Slower Storms, More Precipitation
A recent climatological study revealed that tropical cyclone motion is slowing, allowing storms to spend more time over a given location and increasing localized rainfall. The decreasing forward speed of tropical cyclones over the last several decades is believed to be linked to our changing climate. As the poles are warming faster than the tropics, the average pole-to-equator temperature difference is decreasing and large-scale weather systems are slowing down in response. In addition, our warmer climate has led to warmer air that can hold more water vapor—7% more per degree warmer (Celsius)—which contributes to increased precipitation.

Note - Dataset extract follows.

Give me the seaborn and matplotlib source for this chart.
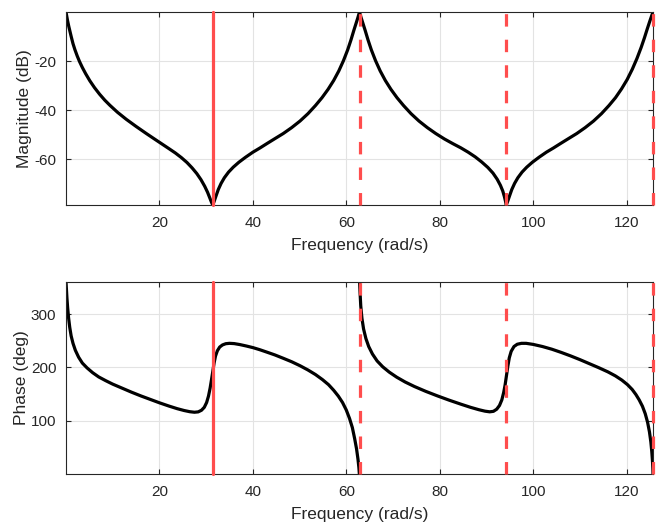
import numpy as np
import pandas as pd
import matplotlib
matplotlib.use("Agg")
import matplotlib.pyplot as plt
import seaborn as sns

# Magnitude response samples (rad/s, dB)
mag_freq = [0, 0.3, 0.6, 1.1, 1.5, 1.9, 2.4, 2.9, 3.5, 4.2, 5.1, 6.1, 7.2, 8.3, 9.4,
            11.0, 12.9, 15.0, 17.2, 19.0, 20.5, 22.0, 23.4, 24.7, 25.9, 27.0, 28.0,
            28.9, 29.7, 30.3, 30.8, 31.15, 31.42,
            31.7, 32.1, 32.6, 33.2, 33.9, 34.8, 35.8, 37.0, 38.4, 40.0, 41.5, 43.0,
            44.7, 46.5, 48.3, 50.1, 51.8, 53.4, 54.8, 56.1, 57.3, 58.4, 59.4, 60.3,
            61.0, 61.6, 62.1, 62.5, 62.83,
            63.16, 63.56, 64.06, 64.66, 65.36, 66.26, 67.26, 68.36, 69.56, 70.86,
            72.26, 73.86, 75.56, 77.36, 79.16, 81.0, 82.8, 84.5, 86.1, 87.6, 89.0,
            90.3, 91.4, 92.3, 93.0, 93.5, 93.85, 94.1, 94.25,
            94.53, 94.93, 95.43, 96.03, 96.73, 97.63, 98.63, 99.83, 101.23, 102.83,
            104.33, 105.83, 107.53, 109.33, 111.13, 112.93, 114.63, 116.23, 117.63,
            118.93, 120.13, 121.23, 122.23, 123.13, 123.83, 124.43, 124.93, 125.33,
            125.66]
mag_db = [0, -3.2, -5.9, -9.9, -12.9, -15.3, -17.9, -20.2, -22.6, -25.1, -28.0,
          -30.8, -33.5, -35.9, -38.0, -40.8, -43.7, -46.6, -49.5, -51.8, -53.7,
          -55.6, -57.4, -59.3, -61.3, -63.5, -65.8, -68.3, -71.0, -73.4, -75.8,
          -77.5, -78.6,
          -77.2, -75.0, -72.3, -69.8, -67.5, -65.2, -63.2, -61.2, -59.2, -57.1,
          -55.4, -53.6, -51.6, -49.5, -47.1, -44.4, -41.4, -38.1, -34.9, -31.5,
          -27.9, -24.0, -19.8, -15.4, -11.4, -7.6, -4.6, -2.2, 0,
          -2.2, -4.6, -7.6, -11.4, -15.4, -19.8, -24.0, -27.9, -31.5, -34.9, -38.1,
          -41.4, -44.4, -47.1, -49.5, -51.7, -53.6, -55.3, -57.1, -59.0, -61.1,
          -63.3, -65.6, -68.1, -70.6, -72.9, -75.2, -77.2, -78.6,
          -77.2, -75.0, -72.3, -69.8, -67.5, -65.2, -63.2, -61.2, -59.2, -57.1,
          -55.4, -53.6, -51.6, -49.5, -47.1, -44.4, -41.4, -38.1, -34.9, -31.3,
          -27.5, -23.3, -18.9, -14.4, -10.5, -6.9, -4.0, -1.8, 0]

# Phase samples (deg), one branch per period
phase_freq_a = [0, 0.1, 0.2, 0.35, 0.55, 0.8, 1.1, 1.5, 2.0, 2.7, 3.5, 4.5, 5.7, 7.0,
                8.5, 10.0, 12.0, 14.0, 16.0, 18.0, 20.0, 22.0, 23.8, 25.3, 26.5, 27.5,
                28.3, 29.0, 29.6, 30.1, 30.5, 30.85, 31.15, 31.42, 31.7, 32.0, 32.4,
                32.9, 33.5, 34.2, 35.0, 36.0, 37.2, 38.6, 40.0, 41.5, 43.0, 44.7, 46.5,
                48.3, 50.1, 51.8, 53.4, 54.9, 56.2, 57.3, 58.3, 59.2, 60.0, 60.7, 61.3,
                61.8, 62.2, 62.5, 62.7, 62.8]
phase_deg_a = [360, 345, 330, 312, 293, 275, 259, 245, 232, 219, 208, 199, 190, 182,
               175, 168.5, 161, 153.5, 146.5, 140, 133.5, 127.5, 122.5, 119, 116.8,
               115.8, 116.5, 119.5, 125, 134, 146, 161, 177, 192, 208, 221, 231, 238,
               242, 244.3, 245, 244.5, 242.7, 240, 237, 233, 228.5, 223.3, 217, 210.5,
               203, 195, 186.5, 177, 167.5, 157, 146, 134, 120, 104, 87, 66, 47, 28, 12,
               0]
phase_freq_b = [62.85, 62.95, 63.1, 63.35, 63.7, 64.2, 64.8, 65.6, 66.6, 67.8, 69.2,
                70.8, 72.6, 74.6, 77.0, 79.5, 82.0, 84.5, 86.6, 88.4, 89.7, 90.7, 91.5,
                92.2, 92.8, 93.3, 93.7, 94.0, 94.3, 94.6, 94.9, 95.3, 95.9, 96.6, 97.5,
                98.5, 100.0, 102.0, 104.0, 106.0, 108.0, 110.0, 112.0, 114.0, 116.0,
                117.6, 119.0, 120.2, 121.2, 122.0, 122.7, 123.4, 124.0, 124.5, 124.9,
                125.2, 125.4, 125.55, 125.63, 125.66]
phase_deg_b = [360, 340, 315, 292, 272, 254, 239, 225, 212, 201, 191, 181.5, 172.5,
               164, 155, 146.5, 138.5, 131, 125, 120.5, 117.8, 116.6, 117.5, 121.5,
               128.5, 139, 153, 167, 185, 203, 218, 230, 239, 243.3, 245, 245, 243, 239,
               234, 228, 221.5, 214.5, 207, 199.5, 191.5, 184, 176, 167.5, 158.5, 149,
               139, 127, 113, 97, 79, 60, 42, 24, 10, 0]

# Reference frequencies marked by vertical lines
marker_freq = [31.42, 62.83, 94.25, 125.66]
marker_style = ["solid", "dashed", "dashed", "dashed"]

x_ticks = [20, 40, 60, 80, 100, 120]
mag_ticks = [-60, -40, -20]
phase_ticks = [100, 200, 300]

sns.set_theme(style="whitegrid")
plt.rcParams["font.family"] = ["Liberation Sans", "DejaVu Sans"]
plt.rcParams["axes.unicode_minus"] = False

TXT = "#262626"
RED = "#ff4d4d"

mag_df = pd.DataFrame({"w": mag_freq, "db": mag_db})
phase_df = pd.concat([
    pd.DataFrame({"w": phase_freq_a, "deg": phase_deg_a, "seg": 0}),
    pd.DataFrame({"w": phase_freq_b, "deg": phase_deg_b, "seg": 1}),
], ignore_index=True)

fig = plt.figure(figsize=(6.56, 5.22), dpi=100)
fig.patch.set_facecolor("white")
ax1 = fig.add_axes([66 / 656, 1 - 205 / 522, 587 / 656, 193 / 522])
ax2 = fig.add_axes([66 / 656, 1 - 474 / 522, 587 / 656, 192 / 522])

sns.lineplot(data=mag_df, x="w", y="db", estimator=None, sort=False,
             color="black", lw=2.3, ax=ax1, zorder=2)
sns.lineplot(data=phase_df, x="w", y="deg", units="seg", estimator=None, sort=False,
             color="black", lw=2.3, ax=ax2, zorder=2)

for ax in (ax1, ax2):
    for w, st in zip(marker_freq, marker_style):
        ln = ax.axvline(w, color=RED, lw=2.3, zorder=3, clip_on=False)
        if st == "dashed":
            ln.set_dashes((3.9, 4.1))
    ax.set_xlim(0, 125.66)
    ax.set_xticks(x_ticks)
    ax.set_xlabel("Frequency (rad/s)", fontsize=12.5, color=TXT, labelpad=5.5)
    ax.set_facecolor("white")
    ax.grid(True, color="#e3e3e3", lw=0.8)
    ax.set_axisbelow(True)
    for sp in ax.spines.values():
        sp.set_visible(True)
        sp.set_color(TXT)
        sp.set_linewidth(0.8)
        sp.set_zorder(2.5)
    ax.tick_params(axis="both", which="major", direction="in", length=3.8, width=0.8,
                   color=TXT, labelcolor=TXT, labelsize=11, pad=7,
                   top=True, right=True, bottom=True, left=True)
    ax.tick_params(axis="x", pad=8)

ax1.set_ylim(-78.6, 0)
ax1.set_yticks(mag_ticks)
ax1.set_ylabel("Magnitude (dB)", fontsize=12.5, color=TXT, labelpad=1.5)

ax2.set_ylim(0, 360)
ax2.set_yticks(phase_ticks)
ax2.set_ylabel("Phase (deg)", fontsize=12.5, color=TXT, labelpad=1.5)

fig.savefig("out.png", dpi=100, facecolor="white")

The combination of slower movement and increased precipitation contribute to severe flooding, as was the case with Hurricane Harvey (2017) and Hurricane Florence (2018). The longer storms take to move across an area, the greater the opportunity for them to cause both wind damage and flooding. Will 2019 be the third year in a row that produces a hurricane that causes record precipitation and flooding? We shall see.
It Only Takes One
Although the forecasts are calling for a slightly above-average season, these projections include a good amount of uncertainty. It’s also important to remember that a season does not have to be very active for it to have a major impact; in fact, it only takes one storm to make landfall or even closely bypass the coast to cause significant insured losses, as we have seen.
Pre-season forecasts can provide a general sense of what may occur, but we cannot know exactly what to expect in advance. We don’t know if this season will bring further hurricane losses, but we do know that such an outcome is possible.
Probabilistic models remain the most reliable method of obtaining a comprehensive view of tropical cyclone risk. They incorporate a full range of physically possible storms and help companies prepare for the unexpected—an especially important risk management practice given the uncertainty in pre-season forecasts. Storms such as last year’s Florence and Michael, for example, are accounted for in the stochastic catalog of the AIR Hurricane Model for the United States, which insurers can leverage to accurately price hurricane risk, design incentives to strengthen the resilience of homes and businesses, and evaluate the efficacy of different risk mitigation strategies. Anticipated for release next year, the updated AIR Hurricane Model for the United States will incorporate enhanced modeling capabilities for inland flooding caused by hurricane-related precipitation to help companies better understand and manage all the drivers of their U.S. hurricane risk.